» **Short problem**: Would you write out the listing verbatim and skip every picture in it?
--- Raw data ---
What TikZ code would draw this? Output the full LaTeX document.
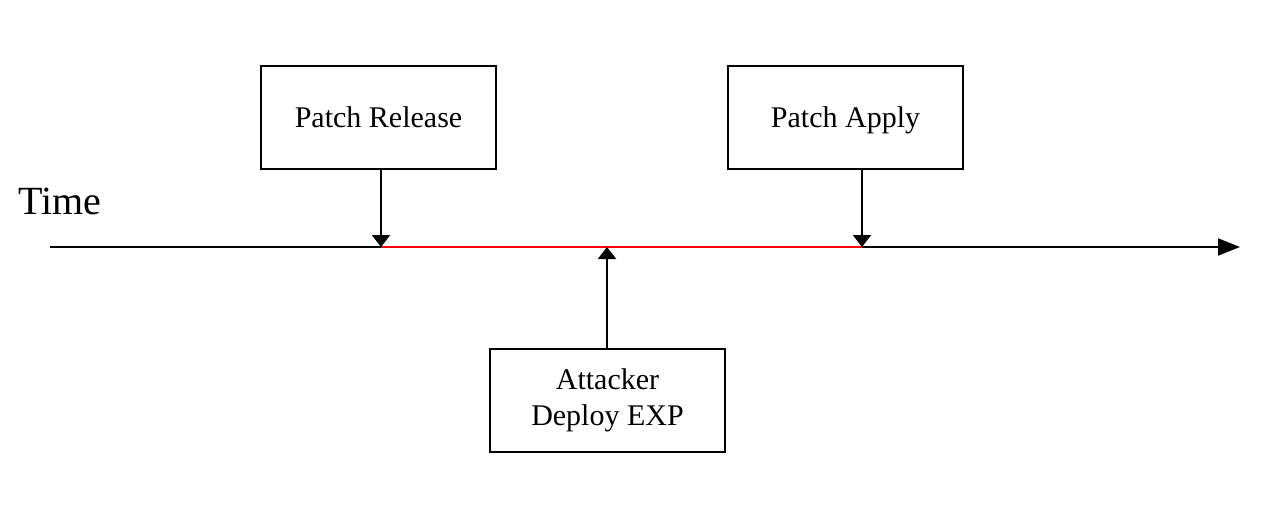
\documentclass[tikz,border=0pt]{standalone}
\usepackage{fontspec}
\setmainfont{Liberation Serif}
\usetikzlibrary{arrows.meta}
\begin{document}
\begin{tikzpicture}[x=1pt,y=-1pt,
  evbox/.style={draw,line width=2pt,minimum width=235pt,minimum height=103pt,inner sep=0pt,font=\fontsize{30}{36}\selectfont,align=center},
  oneline/.style={text height=24pt,text depth=5pt},
  evarrow/.style={line width=2pt,-{Triangle[length=12pt,width=18pt]}},
  axis/.style={line width=2pt,-{Triangle[length=22pt,width=17pt]}}]
\useasboundingbox (0,0) rectangle (1277,506);
\node[evbox,oneline] (rel) at (378.5,117.5) {Patch Release};
\node[evbox,oneline] (app) at (845.5,117.5) {Patch Apply};
\node[evbox] (att) at (607.5,400.5) {\raisebox{-2pt}{Attacker}\\\raisebox{-2pt}{Deploy EXP}};
\node[font=\fontsize{40}{48}\selectfont] (time) at (60,201) {Time};
\coordinate (start) at (50,247);
\coordinate (end) at (1240,247);
\coordinate (p1) at (381,247);
\coordinate (p2) at (862,247);
\coordinate (p3) at (607,247);
\draw[axis] (start) -- (end);
\draw[red,line width=2.5pt] (p1) -- (p2);
\draw[evarrow] (rel.south -| p1) -- (p1);
\draw[evarrow] (app.south -| p2) -- (p2);
\draw[evarrow] (att.north -| p3) -- (p3);
\end{tikzpicture}
\end{document}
---
» **Result of this exercise**:
What TikZ code would draw this? Output the full LaTeX document.
\documentclass[tikz,border=0pt]{standalone}
\usepackage{fontspec}
\setmainfont{Liberation Serif}
\usetikzlibrary{arrows.meta}
\begin{document}
\begin{tikzpicture}[x=1pt,y=-1pt,
  evbox/.style={draw,line width=2pt,minimum width=235pt,minimum height=103pt,inner sep=0pt,font=\fontsize{30}{36}\selectfont,align=center},
  oneline/.style={text height=24pt,text depth=5pt},
  evarrow/.style={line width=2pt,-{Triangle[length=12pt,width=18pt]}},
  axis/.style={line width=2pt,-{Triangle[length=22pt,width=17pt]}}]
\useasboundingbox (0,0) rectangle (1277,506);
\node[evbox,oneline] (rel) at (378.5,117.5) {Patch Release};
\node[evbox,oneline] (app) at (845.5,117.5) {Patch Apply};
\node[evbox] (att) at (607.5,400.5) {\raisebox{-2pt}{Attacker}\\\raisebox{-2pt}{Deploy EXP}};
\node[font=\fontsize{40}{48}\selectfont] (time) at (60,201) {Time};
\coordinate (start) at (50,247);
\coordinate (end) at (1240,247);
\coordinate (p1) at (381,247);
\coordinate (p2) at (862,247);
\coordinate (p3) at (607,247);
\draw[axis] (start) -- (end);
\draw[red,line width=2.5pt] (p1) -- (p2);
\draw[evarrow] (rel.south -| p1) -- (p1);
\draw[evarrow] (app.south -| p2) -- (p2);
\draw[evarrow] (att.north -| p3) -- (p3);
\end{tikzpicture}
\end{document}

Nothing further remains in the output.